The SSMU believes housing should be clean, safe, affordable, and easily accessible to all. Here are some answers to common housing rights questions.
Who has the right to access my apartment? Can my landlord come in whenever?
Landlords and their representatives (ex. Repair people) have the right to enter your dwelling during your lease however they must give 24 hours notice unless there is an emergency (ex. A flood or fire in your apartment).
If you are not renewing your lease your landlord has the right to show your apartment as soon as you inform them of the non-renewal. Visits can only take place between 9am and 9pm, and the landlord should still be reasonable and respect your privacy.
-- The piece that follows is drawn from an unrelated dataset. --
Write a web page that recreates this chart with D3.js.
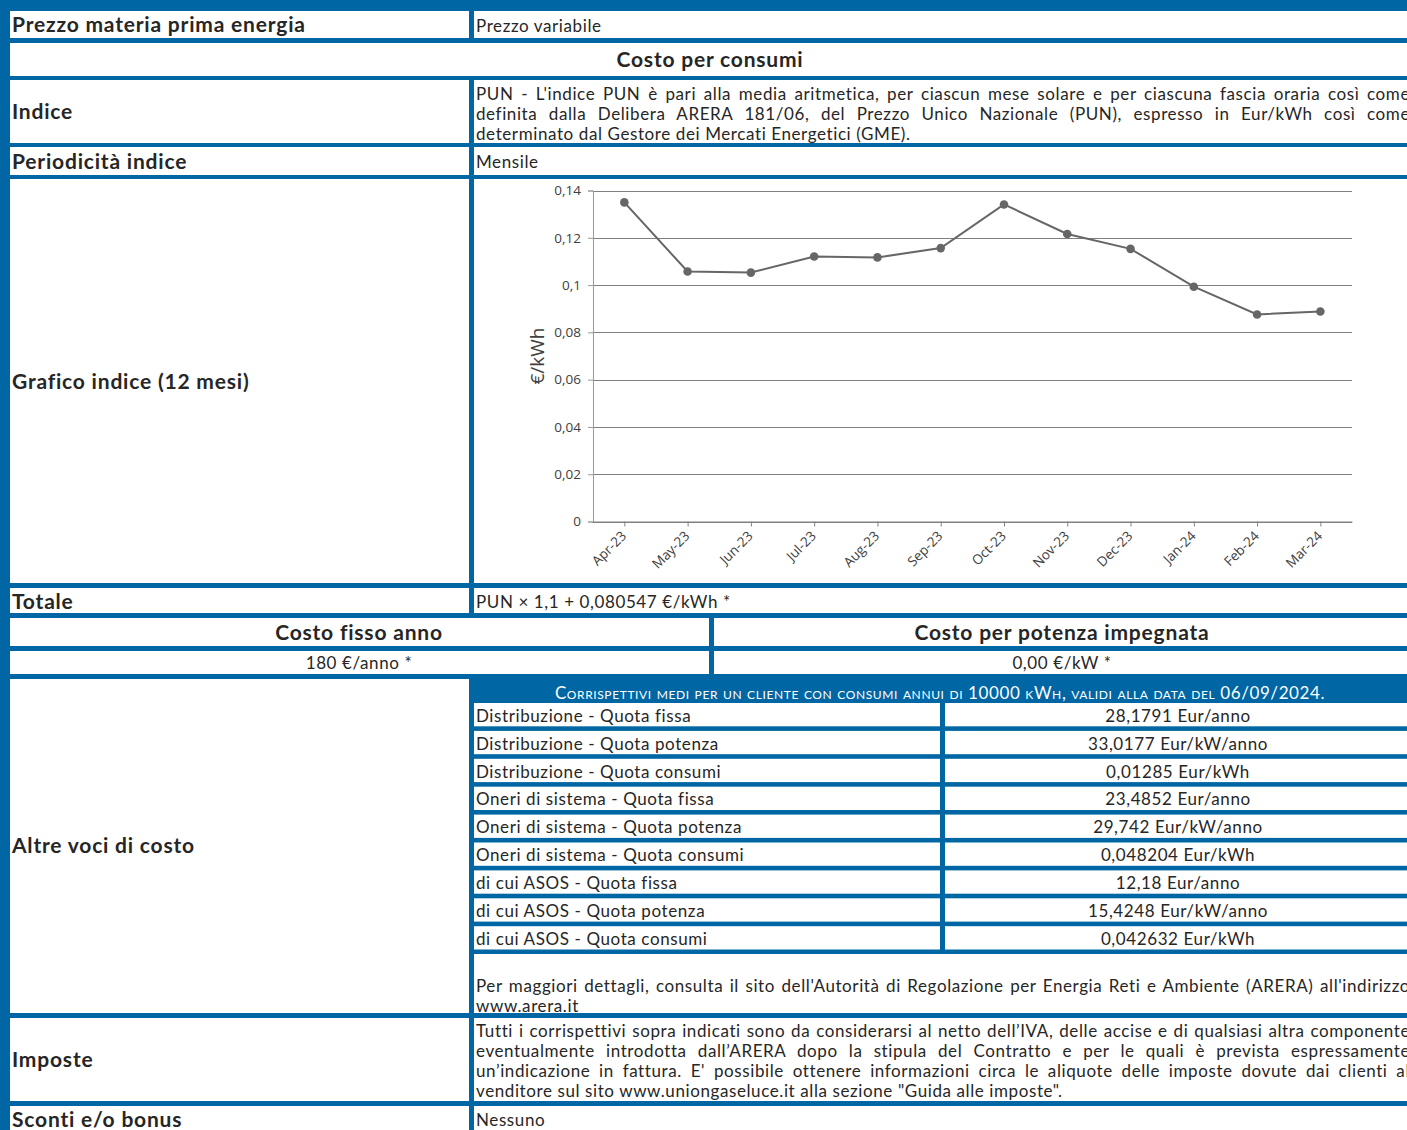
<!DOCTYPE html>
<html>
<head>
<meta charset="utf-8">
<title>Prezzo energia - PUN</title>
<script src="https://d3js.org/d3.v7.min.js"></script>
<style>
body { margin: 0; overflow: hidden; background: #fff; }
svg text { font-family: Lato, "Noto Sans", sans-serif; fill: #262626; }
.lbl { font-weight: bold; font-size: 21px; letter-spacing: 0.8px; }
.txt { font-size: 17px; letter-spacing: 0.6px; }
.axis text { font-family: "Open Sans", sans-serif; font-size: 13.5px; fill: #404040; }
</style>
</head>
<body>
<script type="text/javascript">

// chart data
var months = ["Apr-23", "May-23", "Jun-23", "Jul-23", "Aug-23", "Sep-23",
              "Oct-23", "Nov-23", "Dec-23", "Jan-24", "Feb-24", "Mar-24"];
var pun = [0.13497, 0.10573, 0.10528, 0.11209, 0.11171, 0.11564,
           0.13411, 0.12161, 0.11532, 0.09931, 0.08758, 0.08885];
var yTicks = [0, 0.02, 0.04, 0.06, 0.08, 0.1, 0.12, 0.14];

// table texts
var costItems = ["Distribuzione - Quota fissa", "Distribuzione - Quota potenza", "Distribuzione - Quota consumi",
                 "Oneri di sistema - Quota fissa", "Oneri di sistema - Quota potenza", "Oneri di sistema - Quota consumi",
                 "di cui ASOS - Quota fissa", "di cui ASOS - Quota potenza", "di cui ASOS - Quota consumi"];
var costValues = ["28,1791 Eur/anno", "33,0177 Eur/kW/anno", "0,01285 Eur/kWh",
                  "23,4852 Eur/anno", "29,742 Eur/kW/anno", "0,048204 Eur/kWh",
                  "12,18 Eur/anno", "15,4248 Eur/kW/anno", "0,042632 Eur/kWh"];
var indiceLines = ["PUN - L'indice PUN è pari alla media aritmetica, per ciascun mese solare e per ciascuna fascia oraria così come",
                   "definita dalla Delibera ARERA 181/06, del Prezzo Unico Nazionale (PUN), espresso in Eur/kWh così come",
                   "determinato dal Gestore dei Mercati Energetici (GME)."];
var areraLines = ["Per maggiori dettagli, consulta il sito dell'Autorità di Regolazione per Energia Reti e Ambiente (ARERA) all'indirizzo",
                  "www.arera.it"];
var imposteLines = ["Tutti i corrispettivi sopra indicati sono da considerarsi al netto dell’IVA, delle accise e di qualsiasi altra componente",
                    "eventualmente introdotta dall’ARERA dopo la stipula del Contratto e per le quali è prevista espressamente",
                    "un’indicazione in fattura. E' possibile ottenere informazioni circa le aliquote delle imposte dovute dai clienti al",
                    "venditore sul sito www.uniongaseluce.it alla sezione \"Guida alle imposte\"."];

var W = 1420, H = 1140, blue = "#0066a4";
var L0 = 10, L1 = 469, R0 = 474, R1 = 1411, TX = 476;

var svg = d3.select("body").append("svg")
    .attr("width", W)
    .attr("height", H);

svg.append("rect").attr("width", W).attr("height", H).attr("fill", blue);

function cell(x0, y0, x1, y1) {
  svg.append("rect").attr("x", x0).attr("y", y0)
    .attr("width", x1 - x0).attr("height", y1 - y0).attr("fill", "#fff");
}
function text(x, y, s, cls, anchor) {
  return svg.append("text").attr("class", cls).attr("x", x).attr("y", y)
    .attr("dy", cls == "txt" ? "0.42em" : "0.35em").attr("text-anchor", anchor || "start").text(s);
}
// justified line: spread word spacing to reach right edge
function justified(lines, y0, step, right) {
  lines.forEach(function(s, i) {
    var t = text(TX, y0 + i * step, s, "txt");
    if (i < lines.length - 1) {
      var w = t.node().getComputedTextLength();
      var n = s.split(" ").length - 1;
      t.attr("word-spacing", ((right - TX) - w) / n);
    }
  });
}

// rows
cell(L0, 11, L1, 38); cell(R0, 11, R1, 38);
text(12, 25, "Prezzo materia prima energia", "lbl");
text(TX, 25, "Prezzo variabile", "txt");

cell(L0, 43, R1, 76);
text(710, 60, "Costo per consumi", "lbl", "middle");

cell(L0, 80, L1, 143); cell(R0, 80, R1, 143);
text(12, 112, "Indice", "lbl");
justified(indiceLines, 93, 20, 1410);

cell(L0, 147, L1, 175); cell(R0, 147, R1, 175);
text(12, 162, "Periodicità indice", "lbl");
text(TX, 161, "Mensile", "txt");

cell(L0, 179, L1, 583); cell(R0, 179, R1, 583);
text(12, 382, "Grafico indice (12 mesi)", "lbl");

cell(L0, 588, L1, 613); cell(R0, 588, R1, 613);
text(12, 602, "Totale", "lbl");
text(TX, 601, "PUN × 1,1 + 0,080547 €/kWh *", "txt");

cell(L0, 618, 709, 646); cell(714, 618, R1, 646);
text(359, 633, "Costo fisso anno", "lbl", "middle");
text(1062, 633, "Costo per potenza impegnata", "lbl", "middle");

cell(L0, 651, 709, 674); cell(714, 651, R1, 674);
text(359, 662, "180 €/anno *", "txt", "middle");
text(1062, 662, "0,00 €/kW *", "txt", "middle");

// altre voci di costo
cell(L0, 679, L1, 1013);
text(12, 846, "Altre voci di costo", "lbl");
text(940, 691.5, "Corrispettivi medi per un cliente con consumi annui di 10000 kWh, validi alla data del 06/09/2024.", "txt", "middle")
  .style("font-variant", "small-caps").style("fill", "#fff");

costItems.forEach(function(d, i) {
  var y0 = 703 + i * 27.9, y1 = y0 + 23.3;
  cell(R0, y0, 940, y1); cell(945, y0, R1, y1);
  text(TX, (y0 + y1) / 2, d, "txt");
  text(1178, (y0 + y1) / 2, costValues[i], "txt", "middle");
});

cell(R0, 954, R1, 1013);
justified(areraLines, 985, 20, 1410);

cell(L0, 1018, L1, 1101); cell(R0, 1018, R1, 1101);
text(12, 1060, "Imposte", "lbl");
justified(imposteLines, 1030, 20, 1410);

cell(L0, 1106, L1, H); cell(R0, 1106, R1, H);
text(12, 1120, "Sconti e/o bonus", "lbl");
text(TX, 1119, "Nessuno", "txt");

// chart
var x = d3.scalePoint().domain(months).range([592.7, 1352]).padding(0.5);
var y = d3.scaleLinear().domain([0, 0.14]).range([521.5, 190.5]);
var fmt = function(d) { return String(+d.toFixed(2)).replace(".", ","); };

svg.append("g").selectAll("line").data(yTicks).enter().append("line")
  .attr("x1", 592.7).attr("x2", 1352)
  .attr("y1", function(d) { return Math.round(y(d)) + 0.5; })
  .attr("y2", function(d) { return Math.round(y(d)) + 0.5; })
  .attr("stroke", "#808080");

var ya = svg.append("g").attr("class", "axis")
  .attr("transform", "translate(593,0)")
  .call(d3.axisLeft(y).tickValues(yTicks).tickSize(5).tickPadding(7).tickFormat(fmt));
ya.selectAll("line, path").attr("stroke", "#9a9a9a");

var xa = svg.append("g").attr("class", "axis")
  .attr("transform", "translate(0,521.5)")
  .call(d3.axisBottom(x).tickSize(5).tickSizeOuter(0));
xa.selectAll("line, path").attr("stroke", "#808080");
xa.selectAll("text")
  .attr("x", 0).attr("y", 0)
  .attr("text-anchor", "end")
  .attr("dy", "0.35em")
  .attr("transform", "translate(-1,12) rotate(-45)");

svg.append("text")
  .attr("transform", "translate(537,356) rotate(-90)")
  .attr("text-anchor", "middle").attr("dy", "0.35em")
  .style("font-family", "'Open Sans', sans-serif").style("font-size", "19px").style("fill", "#404040")
  .text("€/kWh");

svg.append("path")
  .datum(pun)
  .attr("fill", "none").attr("stroke", "#666").attr("stroke-width", 2)
  .attr("d", d3.line().x(function(d, i) { return x(months[i]); }).y(function(d) { return y(d); }));

svg.append("g").selectAll("circle").data(pun).enter().append("circle")
  .attr("cx", function(d, i) { return x(months[i]); })
  .attr("cy", function(d) { return y(d); })
  .attr("r", 4.3)
  .attr("fill", "#666");

</script>
</body>
</html>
Neither you or your landlord have the right to change the locks on our apartment with the other’s consent.
Can my landlord increase my rent? By how much?
Did you get a notice for a rent increase? You have 1 month to respond in writing. If you refuse the increase, your landlord can either try to negotiate with you, or ask the Tribunal administratif du logement to set the rent.
There is no maximum amount that landlords in Quebec can increase the rent by, however reasonable increase evaluation tools are available here
It is recommended that all answers be sent by registered mail because it is important to have proof that they have received your response. Keep the post office receipt as well as the notification you have received and your answer.
When can my landlord evict me? What can I do in this situation?
It is a legal process for a landlord to take back an apartment for any of the following major projects: subdivide it, demolish it, enlarge it substantially, or change its use (for example, convert it to a commercial space).
Note that renovictions are illegal. Landlords cannot evict a tenant simply to do renovations.
A landlord cannot evict a tenant if the tenant or their spouse meets the following three conditions: is age 70 or over, has lived in the apartment for 10 years or more, and/or has an income that would qualify them for low-rental housing
To request eviction, the landlord must send a written notice to the tenant. This notice must contain:
- the date of the eviction
- the purpose of the eviction and
- the article of the Civil code with the rules concerning people over 70
The landlord must respect certain time limits depending on how long your lease is.
At the end of the lease, the landlord must pay the tenant three months of rent as compensation. The landlord must also pay for all reasonable costs involved in the move, such as boxes and truck rental, mail forwarding, transfer of hydro and internet accounts, etc. These costs must be paid once the tenant provides proof of the expenses, such as bills, receipts or contracts.
Bad faith means the landlord carried out the eviction for a purpose other than the one stated in the eviction notice or simply to harm a tenant. If a tenant finds out they were evicted in bad faith, they can sue the landlord for damages at the TAL. A tenant can do this even if they accepted the eviction. They have three years from the time they learned of the bad faith to file an application for damages at the TAL.
Can a potential landlord discriminate against me? What do I do if this happens?
The only reason a landlord can refuse leasing to you is because they have a provable reason to believe that you are unable to pay the rent
If you feel that you are being discriminated against you can file a complaint with the CDPDJ. More information about that process can be found here: https://www.cdpdj.qc.ca/en/file-a-complaint/i-want-to/file-complaint-discrimination-or-harassment
What do I do if my apartment is unsanitary or has pests?
The unsanitary condition of a dwelling refers to situations that may cause the dwelling to be in poor habitable condition or unfit for habitation. For example, it may be the presence of mould or fungus, vermin (e.g., cockroaches, bedbugs or ants), rodents (e.g., rats or mice), excessive humidity or contaminated air.
You must notify your landlord about the situation by registered mail and request that he or she take the required corrective action within 10 business days. If they do not remedy the problem further steps can be found here https://montreal.ca/en/how-to/report-presence-insects-or-rodents-dwelling
Can my landlord ban pets?
Landlords can include a statement in the lease prohibiting all/some animals. If the lease or building by-laws do not clearly prohibit animals, landlords cannot forbid you from having a pet
If you have an animal that is a service animal used to cope with a disability they are not covered by pet clauses as they are protected by the Charter of Human Rights and Freedoms.